Einsamkeit, Gewalt, Sucht: So leiden Hamburger unter den Folgen des Lockdowns
Der Lockdown wird verlängert – und immer wieder die gleichen Appelle: „Wir müssen noch ein bisschen durchhalten“. Doch was, wenn das einfach nicht mehr geht? Wenn der Druck, die Angst zu groß werden? Mit jedem Tag länger im Lockdown verschlechtert sich die psychische Gesundheit der Menschen. Gewalt nimmt zu, überstandene Süchte schleichen sich wieder in den Alltag, und Gespräche drehen sich um Einsamkeit und Resignation. So ist die Lage in Hamburg.
„Einsam ist, wer sich auch so fühlt“, sagt Stefanie Janssen aus der offenen Seniorenarbeit der Diakonie Hamburg. Mit dem Alleinsein kämen viele Senioren recht gut klar – so lange das soziale Gefüge noch besteht. „Durch den Wegfall aktivierender sozialer Angebote können Depressivität, Immobilität und kognitive Einschränkungen zunehmen“, sagt Janssen. Hinzu kommt, dass Einsamkeit nachweislich die Entstehung von Demenz fördere. Gerade die hochbetagten Menschen bauen derzeit geistig stark ab.

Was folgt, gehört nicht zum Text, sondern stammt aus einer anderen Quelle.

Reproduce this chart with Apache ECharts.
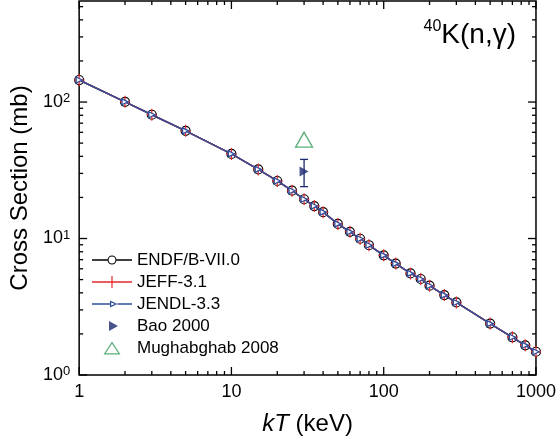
<!DOCTYPE html>
<html><head><meta charset="utf-8">
<script src="https://cdn.jsdelivr.net/npm/echarts@6/dist/echarts.min.js"></script>
<style>html,body{margin:0;padding:0;background:#fff}#c{width:559px;height:444px}</style>
</head><body><div id="c"></div>
<script>
// ---- data ----
const kT = [1,2,3,5,10,15,20,25,30,35,40,50,60,70,80,100,120,150,175,200,250,300,500,700,850,1000];
const endf  = [145,100.4,80.7,61.5,41.7,32.1,26.4,22.4,19.4,17.3,15.6,12.8,11.2,9.96,8.93,7.53,6.55,5.55,5.05,4.51,3.85,3.40,2.38,1.89,1.65,1.48];
const jeff  = [145,100.4,80.7,61.5,41.7,32.1,26.4,22.4,19.4,17.3,15.6,12.8,11.2,9.96,8.93,7.53,6.55,5.55,5.05,4.51,3.85,3.40,2.38,1.89,1.65,1.48];
const jendl = [145,100.4,80.7,61.5,41.7,32.1,26.4,22.4,19.4,17.3,15.6,12.8,11.2,9.96,8.93,7.53,6.55,5.55,5.05,4.51,3.85,3.40,2.38,1.89,1.65,1.48];
const baoX = [30], baoY = [31], baoLo = [24], baoHi = [38];
const mughX = [30], mughY = [53];
const xMajor = [1,10,100,1000];
const xMinor = [2,3,4,5,6,7,8,9,20,30,40,50,60,70,80,90,200,300,400,500,600,700,800,900];
const yMajor = [1,10,100];
const yMinor = [2,3,4,5,6,7,8,9,20,30,40,50,60,70,80,90,200,300,400,500];
const X_MIN = 1, X_MAX = 1000, Y_MIN = 1, Y_MAX = 550;
const names = ['ENDF/B-VII.0','JEFF-3.1','JENDL-3.3','Bao 2000','Mughabghab 2008'];

const FONT = 'Liberation Sans, Arial, sans-serif';
const RED = '#e8282c', BLUE = '#2f4f9f', NAVY = '#1c2870', GREEN = '#2f9a52';
const TRI_R = 'path://M0,0 L10,5 L0,10 Z';
const PLUS = 'path://M4.4,0 L5.6,0 L5.6,4.4 L10,4.4 L10,5.6 L5.6,5.6 L5.6,10 L4.4,10 L4.4,5.6 L0,5.6 L0,4.4 L4.4,4.4 Z';

// legend icons drawn in a 40x14 box (corner points fix the box)
const BOX = 'M0,0 L0,0 Z M40,14 L40,14 Z ';
const ICON_ENDF = 'path://' + BOX +
  'M0,6.25 L15.5,6.25 L15.5,7.75 L0,7.75 Z M24.5,6.25 L40,6.25 L40,7.75 L24.5,7.75 Z ' +
  'M15.5,7 A4.5,4.5 0 1,0 24.5,7 A4.5,4.5 0 1,0 15.5,7 Z M16.6,7 A3.4,3.4 0 1,1 23.4,7 A3.4,3.4 0 1,1 16.6,7 Z';
const ICON_JEFF = 'path://' + BOX +
  'M0,6.3 L40,6.3 L40,7.7 L0,7.7 Z M19.4,1 L20.6,1 L20.6,13 L19.4,13 Z';
const ICON_JENDL = 'path://' + BOX +
  'M0,6.3 L18,6.3 L18,7.7 L0,7.7 Z M25.5,6.3 L40,6.3 L40,7.7 L25.5,7.7 Z ' +
  'M18,3.5 L25.5,7 L18,10.5 Z M19.2,5.4 L19.2,8.6 L22.8,7 Z';
const ICON_BAO = 'path://' + BOX + 'M17,2 L26,7 L17,12 Z';
const ICON_MUGH = 'path://' + BOX +
  'M20,0.5 L28.5,13.5 L11.5,13.5 Z M20,2.7 L13.72,12.3 L26.28,12.3 Z';

const zip = (a, b) => a.map((v, i) => [v, b[i]]);
const isPow = v => { const e = Math.log10(v); return Math.abs(e - Math.round(e)) < 1e-6; };

const xTickData = xMajor.map(v => [v, Y_MIN, 1]).concat(xMinor.map(v => [v, Y_MIN, 0]));
const yTickData = yMajor.map(v => [X_MIN, v, 1]).concat(yMinor.map(v => [X_MIN, v, 0]));

const chart = echarts.init(document.getElementById('c'), null, {renderer: 'canvas'});
chart.setOption({
  animation: false,
  backgroundColor: '#fff',
  grid: {left: 77, right: 19, top: 1, bottom: 69, show: true, borderColor: '#000', borderWidth: 1.5, backgroundColor: 'transparent'},
  xAxis: {
    type: 'log', logBase: 10, min: X_MIN, max: X_MAX,
    axisLine: {show: false}, axisTick: {show: false}, splitLine: {show: false},
    axisLabel: {margin: 8, color: '#000', fontSize: 18, fontFamily: FONT,
      formatter: v => isPow(v) ? String(Math.round(v)) : ''},
    name: '{i|kT} (keV)', nameLocation: 'middle', nameGap: 37,
    nameTextStyle: {color: '#000', fontSize: 24, fontFamily: FONT,
      rich: {i: {fontStyle: 'italic', fontSize: 24, fontFamily: FONT, color: '#000'}}}
  },
  yAxis: {
    type: 'log', logBase: 10, min: Y_MIN, max: Y_MAX,
    axisLine: {show: false}, axisTick: {show: false}, splitLine: {show: false},
    axisLabel: {margin: 9, color: '#000', fontFamily: FONT,
      formatter: v => isPow(v) ? '{b|10}{s|' + Math.round(Math.log10(v)) + '}' : '',
      rich: {b: {fontSize: 18, fontFamily: FONT, color: '#000', lineHeight: 20},
             s: {fontSize: 13, fontFamily: FONT, color: '#000', verticalAlign: 'top', lineHeight: 20}}},
    name: 'Cross Section (mb)', nameLocation: 'middle', nameGap: 42,
    nameTextStyle: {color: '#000', fontSize: 24, fontFamily: FONT}
  },
  legend: {
    orient: 'vertical', left: 92, top: 249, padding: 0, itemWidth: 40, itemHeight: 14, itemGap: 0,
    data: [
      {name: names[0], icon: ICON_ENDF, itemStyle: {color: '#000', borderWidth: 0}},
      {name: names[1], icon: ICON_JEFF, itemStyle: {color: RED, borderWidth: 0}},
      {name: names[2], icon: ICON_JENDL, itemStyle: {color: BLUE, borderWidth: 0}},
      {name: names[3], icon: ICON_BAO, itemStyle: {color: NAVY, borderWidth: 0}},
      {name: names[4], icon: ICON_MUGH, itemStyle: {color: GREEN, borderWidth: 0}}
    ],
    textStyle: {color: '#000', fontSize: 17, fontFamily: FONT, lineHeight: 22},
    selectedMode: false
  },
  graphic: [{
    type: 'text', right: 43, top: 19,
    style: {text: '{s|40}{b|K(n,γ)}', fill: '#000',
      rich: {s: {fontSize: 16, fontFamily: FONT, fill: '#000', verticalAlign: 'top', lineHeight: 32},
             b: {fontSize: 28, fontFamily: FONT, fill: '#000', lineHeight: 32}}}
  }],
  series: [
    {type: 'custom', name: 'xticks', silent: true, clip: false, z: 5, data: xTickData, encode: {x: 0, y: 1},
      renderItem: (params, api) => {
        const x = api.value(0), len = api.value(2) ? 8 : 4;
        const b = api.coord([x, Y_MIN]), t = api.coord([x, Y_MAX]);
        const st = {stroke: '#000', lineWidth: 1.3};
        return {type: 'group', children: [
          {type: 'line', shape: {x1: b[0], y1: b[1], x2: b[0], y2: b[1] - len}, style: st},
          {type: 'line', shape: {x1: t[0], y1: t[1], x2: t[0], y2: t[1] + len}, style: st}]};
      }},
    {type: 'custom', name: 'yticks', silent: true, clip: false, z: 5, data: yTickData, encode: {x: 0, y: 1},
      renderItem: (params, api) => {
        const y = api.value(1), len = api.value(2) ? 8 : 4;
        const l = api.coord([X_MIN, y]), r = api.coord([X_MAX, y]);
        const st = {stroke: '#000', lineWidth: 1.3};
        return {type: 'group', children: [
          {type: 'line', shape: {x1: l[0], y1: l[1], x2: l[0] + len, y2: l[1]}, style: st},
          {type: 'line', shape: {x1: r[0], y1: r[1], x2: r[0] - len, y2: r[1]}, style: st}]};
      }},
    {type: 'line', name: names[0], data: zip(kT, endf), symbol: 'circle', symbolSize: 9,
      lineStyle: {color: '#000', width: 1.5}, itemStyle: {color: '#fff', borderColor: '#000', borderWidth: 1.2}, z: 2},
    {type: 'line', name: names[1], data: zip(kT, jeff), symbol: PLUS, symbolSize: [10, 12],
      lineStyle: {color: RED, width: 1.5}, itemStyle: {color: RED}, z: 3},
    {type: 'line', name: names[2], data: zip(kT, jendl), symbol: TRI_R, symbolSize: 6,
      lineStyle: {color: BLUE, width: 1.5}, itemStyle: {color: '#fff', borderColor: BLUE, borderWidth: 1.3}, z: 4},
    {type: 'custom', name: 'baoerr', silent: true, clip: false, z: 4,
      data: baoX.map((x, i) => [x, baoLo[i], baoHi[i]]), encode: {x: 0, y: [1, 2]},
      renderItem: (params, api) => {
        const x = api.value(0);
        const lo = api.coord([x, api.value(1)]), hi = api.coord([x, api.value(2)]);
        const st = {stroke: NAVY, lineWidth: 1.3};
        return {type: 'group', children: [
          {type: 'line', shape: {x1: lo[0], y1: lo[1], x2: hi[0], y2: hi[1]}, style: st},
          {type: 'line', shape: {x1: lo[0] - 4, y1: lo[1], x2: lo[0] + 4, y2: lo[1]}, style: st},
          {type: 'line', shape: {x1: hi[0] - 4, y1: hi[1], x2: hi[0] + 4, y2: hi[1]}, style: st}]};
      }},
    {type: 'scatter', name: names[3], data: zip(baoX, baoY), symbol: TRI_R, symbolSize: [9, 10],
      itemStyle: {color: NAVY}, z: 5},
    {type: 'scatter', name: names[4], data: zip(mughX, mughY), symbol: 'triangle', symbolSize: [17, 15],
      itemStyle: {color: '#fff', borderColor: GREEN, borderWidth: 1.3}, z: 5}
  ]
});
</script></body></html>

Hamburg: Die Anrufe bei der Telefonseelsorge sind gestiegen
Doch viele Ältere verfügten auch über Strategien, um mit der aktuellen Situation umzugehen. Jüngere Senioren zwischen 65 und 79 seien häufig noch in ein funktionierendes soziales Netzwerk außerhalb der Familie eingebunden. Dennoch wäre es hilfreich, wenn zumindest Einzelbesuche in Seniorentreffs wieder möglich wären.
„Wir nehmen noch mehr Anrufe entgegen als sonst“, sagt Babette Glöckner, Leiterin der Telefonseelsorge Hamburg. Dabei kann aufgrund der Anonymität aber nicht unterschieden werden, ob eine Person mehrfach anruft, es werden nur die Anrufe an sich gemessen. Die Zahl der Erstanrufer sei seit Beginn der Pandemie aber gestiegen. Menschen zwischen 45 und 60 Jahren riefen am häufigsten an. Seit Corona habe es in allen Altersstufen einen Anstieg gegeben. Insgesamt sei die Altersstruktur sogar um etwa fünf bis zehn Jahre gesunken. „Unter 30-Jährige nutzen häufiger den Chat- oder Mail-Bereich.“
Hamburg: Ängste, Aggressionen, Hoffnungslosigkeit
„Die vorrangigen Themen sind Einsamkeit und Ängste, etwa Angehörige anzustecken“, sagt Glöckner. Hinzu kämen Schilderungen von Resignation, Hoffnungslosigkeit und depressiven Verstimmungen wie beispielsweise der Frage: „Was wird aus unserer Welt.“ Die Verzweiflung über berufliche und private Konsequenzen durch die Pandemie seien genauso Thema wie Wut und Aggressionen.
Die vor kurzem veröffentlichte Kriminalstatistik Hamburg gibt Anlass zur Sorge. Zwar sind die Straftaten im vergangenen Jahr insgesamt zurückgegangen, viele Gewaltdelikte haben sich aber in den heimischen Bereich verlagert. Die Partnerschaftsgewalt nahm um neun Prozent zu. Frauen sind mit 78 Prozent deutlich häufiger betroffen – insgesamt gab es 5397 Opfer. Das Positive: Immer mehr Frauen trauen sich, die Täter anzuzeigen.
Hamburg: Die Rückfälle bei Suchtkranken nehmen zu
Während bei den einen der angestaute Frust in Aggression mündet, sind es bei anderen Süchte. Derzeit scheinen die Beratungen in den Suchtzentren nur leicht zu steigen, „was aber auch logisch ist, da die Sucht eine Krankheit ist, die sich erst langsam entwickelt“, sagt Linda Heitmann von der Hamburgischen Landesstelle für Suchtfragen. Die Folgen würden teilweise erst Jahre später sichtbar. Auffällig sei, dass vermehrt trockene Alkoholiker oder ehemalige Suchtkranke in den Zentren erscheinen – die Rückfälle nehmen zu.